— start Entries supplied —
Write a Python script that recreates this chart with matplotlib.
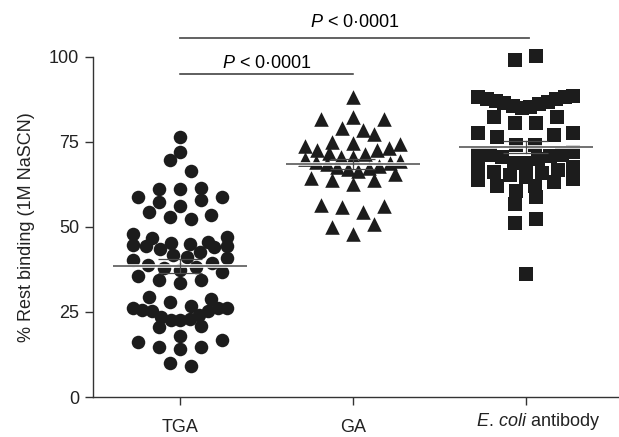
import numpy as np
import matplotlib
matplotlib.use("Agg")
from matplotlib import pyplot as plt
from matplotlib import patheffects as pe
from matplotlib import transforms

plt.rcParams['font.family'] = ['Liberation Sans', 'DejaVu Sans']
plt.rcParams['mathtext.fontset'] = 'custom'
plt.rcParams['mathtext.rm'] = 'Liberation Sans'
plt.rcParams['mathtext.it'] = 'Liberation Sans:italic'

categories = ['TGA', 'GA', r'$\it{E.\,coli}$ antibody']

tga = [76.4, 72.2, 69.7, 66.5, 61.4, 61.2, 61.2, 58.9, 58.7, 57.9, 57.3, 56.3,
       54.5, 53.5, 52.9, 52.4, 47.8, 47.0, 46.7,
       45.0, 44.5, 44.0, 43.5, 42.7, 44.3, 44.8, 45.2, 45.7,
       41.8, 40.8, 39.3, 38.3, 37.4, 35.6, 36.9, 37.8, 38.8, 40.3, 41.3,
       34.4, 33.4, 34.4, 29.5, 28.8,
       28.0, 26.1, 25.4, 25.2, 24.1, 22.6, 22.6, 22.8, 23.6, 25.6, 26.1, 26.1, 26.8,
       20.5, 21.0, 18.0, 16.3, 14.8, 16.8, 14.1, 14.8, 9.2, 10.1]

ga = [88.1, 81.7, 81.7, 82.4, 78.5, 79.2, 77.3, 73.9, 75.1, 74.8, 74.3,
      72.6, 71.7, 72.6, 73.1, 71.5, 70.7, 70.7, 70.0, 69.2, 68.7, 69.5, 68.5, 68.0,
      67.0, 65.6, 67.5, 66.6, 67.3, 63.8, 62.6, 63.8, 64.3,
      56.5, 56.0, 54.5, 56.2, 50.9, 50.1, 47.9]

ecoli = [100.4, 99.1,
         88.4, 88.1, 87.7, 87.1, 86.4, 85.6, 84.9, 85.3, 86.1, 86.9, 87.6, 88.2,
         82.4, 82.4, 80.5, 80.5, 76.6, 77.5, 77.5, 77.1, 74.1, 74.1,
         71.2, 68.7, 67.7, 66.8, 65.8, 65.3, 64.8, 66.3, 67.3, 68.7, 71.2,
         72.0, 71.5, 71.0, 70.5, 70.0,
         64.0, 63.8, 63.3, 62.2, 62.1, 60.7, 58.9, 56.9, 52.4, 51.3, 36.3]

groups = [tga, ga, ecoli]
markers = ['o', '^', 's']
msizes = [95, 110, 100]

p_text = r'$\it{P}$ < 0·0001'

# pixel scale of the axes (figure is 619x437 at dpi 100)
PX_X = 173.0   # pixels per category
PX_Y = 3.4     # pixels per % unit


def row_offsets(values, row_h=3.6, max_step=21.0, max_width=95.0):
    # prism-like layout: close values share a row, lowest in the middle
    vals = np.asarray(values, dtype=float)
    order = np.argsort(vals, kind='stable')
    rows, cur = [], [order[0]]
    for i in order[1:]:
        if vals[i] - vals[cur[0]] <= row_h:
            cur.append(i)
        else:
            rows.append(cur)
            cur = [i]
    rows.append(cur)
    out = np.zeros(len(vals))
    for r in rows:
        n = len(r)
        step = max_step if n < 2 else min(max_step, max_width / (n - 1))
        slots = (np.arange(n) - (n - 1) / 2.0) * step
        # middle slots first, alternating left / right
        slot_order = sorted(range(n), key=lambda k: (abs(slots[k]), slots[k]))
        if n % 2 == 0 and (len(rows) + n) % 2:
            slot_order = sorted(range(n), key=lambda k: (abs(slots[k]), -slots[k]))
        for idx, k in zip(r, slot_order):
            out[idx] = slots[k]
    return out / PX_X


fig = plt.figure(figsize=(6.19, 4.37), dpi=100)
ax = fig.add_axes([93 / 619, 1 - 397 / 437, 526 / 619, 340 / 437])

halo = [pe.Stroke(linewidth=2.6, foreground='white'), pe.Normal()]
for i, vals in enumerate(groups):
    xs = i + row_offsets(vals)
    ax.scatter(xs, vals, marker=markers[i], s=msizes[i], color='#1c1c1c',
               linewidths=0, zorder=3, clip_on=False)
    m = np.mean(vals)
    sem = np.std(vals, ddof=1) / np.sqrt(len(vals))
    ax.plot([i - 0.385, i + 0.385], [m, m], color='#4a4a4a', lw=1.1,
            zorder=4, path_effects=halo, solid_capstyle='butt')
    ax.plot([i, i], [m - sem, m + sem], color='#4a4a4a', lw=0.9, zorder=4)
    for e in (m - sem, m + sem):
        ax.plot([i - 0.13, i + 0.13], [e, e], color='#4a4a4a', lw=0.9,
                zorder=4, solid_capstyle='butt')

# significance bars
ax.plot([0, 2.02], [105.6, 105.6], color='#555555', lw=1.3, clip_on=False)
ax.text(1.01, 110.0, p_text, ha='center', va='center', fontsize=13)
ax.plot([0, 1.0], [95.0, 95.0], color='#333333', lw=1.1, clip_on=False)
ax.text(0.5, 98.0, p_text, ha='center', va='center', fontsize=13)

ax.set_xlim(-0.503, 2.538)
ax.set_ylim(0, 100)
ax.set_yticks([0, 25, 50, 75, 100])
ax.set_xticks([0, 1, 2])
ax.set_xticklabels([])
ax.tick_params(axis='both', direction='out', length=6, width=1,
               color='#333333', labelsize=13, labelcolor='#222222')
ax.tick_params(axis='y', pad=4)
for side in ('top', 'right'):
    ax.spines[side].set_visible(False)
for side in ('left', 'bottom'):
    ax.spines[side].set_color('#333333')
    ax.spines[side].set_linewidth(1.0)

# category labels, the last one sits a little higher
trans = transforms.blended_transform_factory(ax.transData, fig.transFigure)
label_y = [1 - 428 / 437, 1 - 428 / 437, 1 - 421 / 437]
label_x = [0, 1, 2.07]
for lx, ly, name in zip(label_x, label_y, categories):
    ax.text(lx, ly, name, transform=trans, ha='center', va='center',
            fontsize=13, color='#222222')

ax.set_ylabel('% Rest binding (1M NaSCN)', fontsize=13, color='#222222',
              labelpad=10)

fig.savefig('out.png', dpi=100)
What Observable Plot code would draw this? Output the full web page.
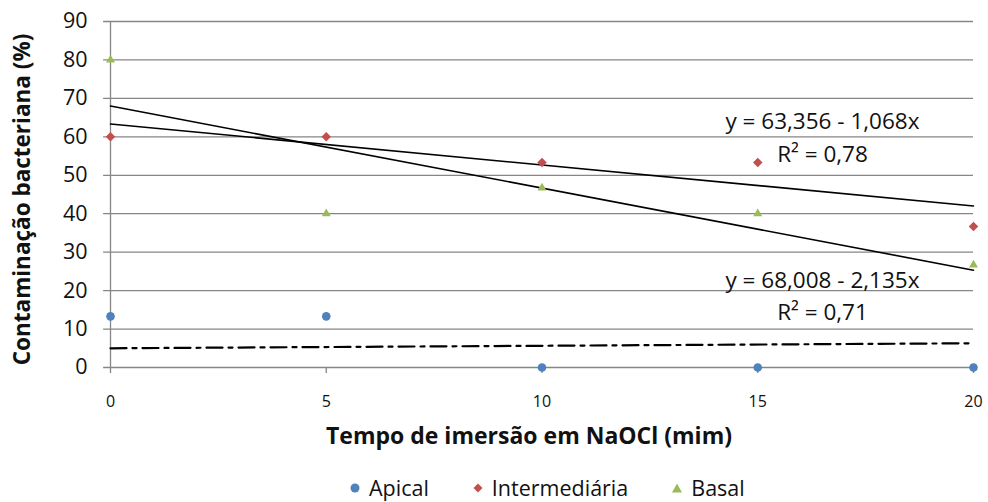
— end Entries supplied —
# [Given exercise]
Omitting all pictures, restate exactly the lines of the material from its start through the line that contains "20.5, 21.0, 18.0, 16.3, 14.8, 16.8, 14.1, 14.8, 9.2, 10.1]".

# [Written response]
Write a Python script that recreates this chart with matplotlib.
import numpy as np
import matplotlib
matplotlib.use("Agg")
from matplotlib import pyplot as plt
from matplotlib import patheffects as pe
from matplotlib import transforms

plt.rcParams['font.family'] = ['Liberation Sans', 'DejaVu Sans']
plt.rcParams['mathtext.fontset'] = 'custom'
plt.rcParams['mathtext.rm'] = 'Liberation Sans'
plt.rcParams['mathtext.it'] = 'Liberation Sans:italic'

categories = ['TGA', 'GA', r'$\it{E.\,coli}$ antibody']

tga = [76.4, 72.2, 69.7, 66.5, 61.4, 61.2, 61.2, 58.9, 58.7, 57.9, 57.3, 56.3,
       54.5, 53.5, 52.9, 52.4, 47.8, 47.0, 46.7,
       45.0, 44.5, 44.0, 43.5, 42.7, 44.3, 44.8, 45.2, 45.7,
       41.8, 40.8, 39.3, 38.3, 37.4, 35.6, 36.9, 37.8, 38.8, 40.3, 41.3,
       34.4, 33.4, 34.4, 29.5, 28.8,
       28.0, 26.1, 25.4, 25.2, 24.1, 22.6, 22.6, 22.8, 23.6, 25.6, 26.1, 26.1, 26.8,
       20.5, 21.0, 18.0, 16.3, 14.8, 16.8, 14.1, 14.8, 9.2, 10.1]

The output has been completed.